Newspapers haven’t been without blame in the need for policy development.

Mike Colbrese, executive director of the Washington Interscholastic Activities Association, mentioned an incident that came to his attention when a newspaper posted for sale through its Web site a photo taken by the state association’s official vendor. Someone had purchased the photo and submitted it to the newspaper.

Colbrese said his association’s policy had been in effect for a number of years but has not always been enforced well.

He said he has been in discussions with Allied Newspapers of Washington and plans to have more discussions on the topic.

"If I can help it, I don’t want the battle," he said. "I’ve got better things to do."
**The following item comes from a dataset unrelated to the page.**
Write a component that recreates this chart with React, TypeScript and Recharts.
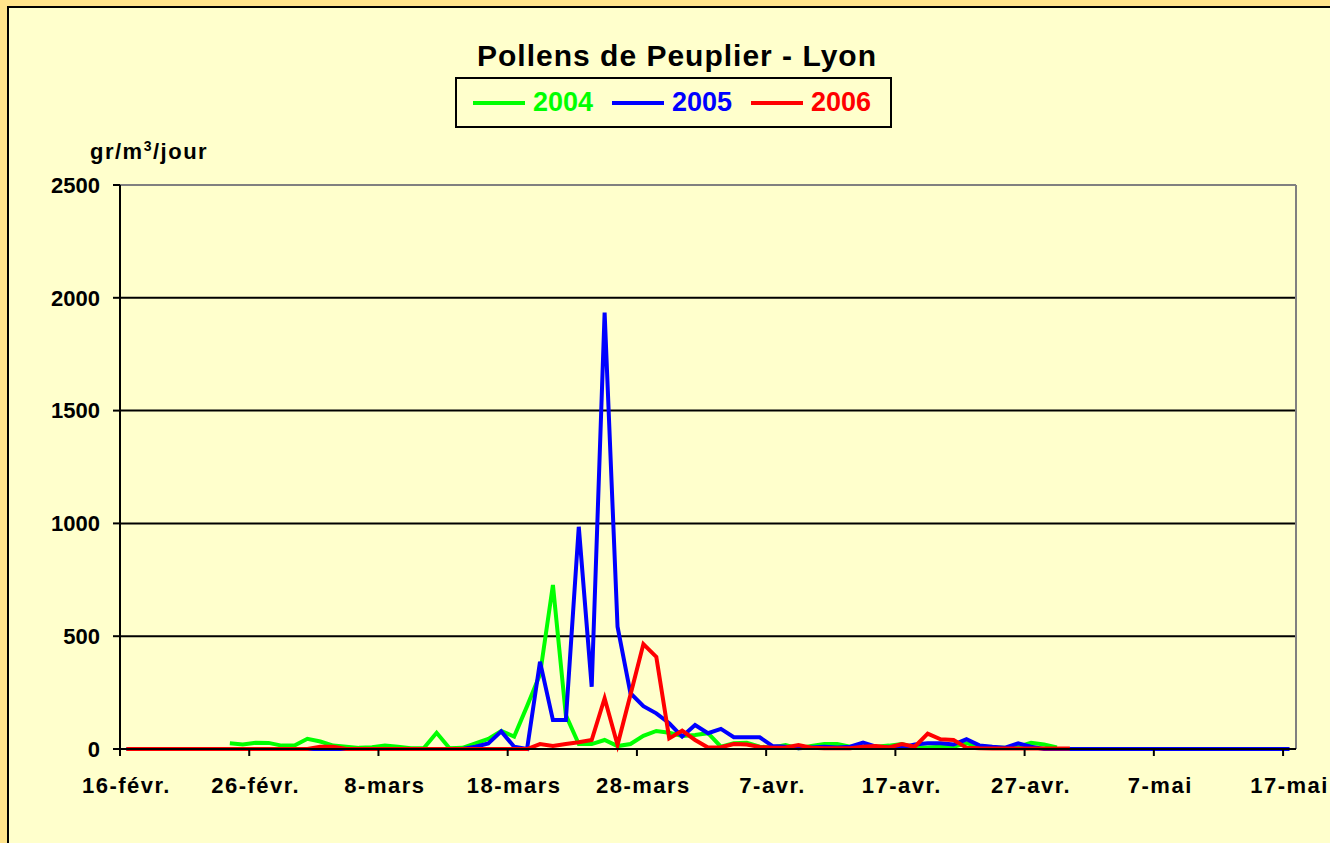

Colbrese is open to creative solutions but also sees the importance of protecting the contracts the association has with those who pay to be a part of the championship events – just as concert promoters try to protect their interests from those selling knockoff T-shirts outside the venue. He wonders if rights fees and agreements may be necessary.

On the other hand, the Rhode Island Interscholastic League, recently did away with its restrictions and its vendor agreement because it was making about $200 a year, said executive director Tom Mezzanotte.

"It wasn’t worth the trouble," he said.

That was echoed by Mike McCall, communications specialist for the Virginia High School League, which has no restrictions on photo sales from newspaper Web sites.

"I can’t imagine how much money anybody is making," McCall said. "It’s a service to readers, who are probably our athletes’ parents."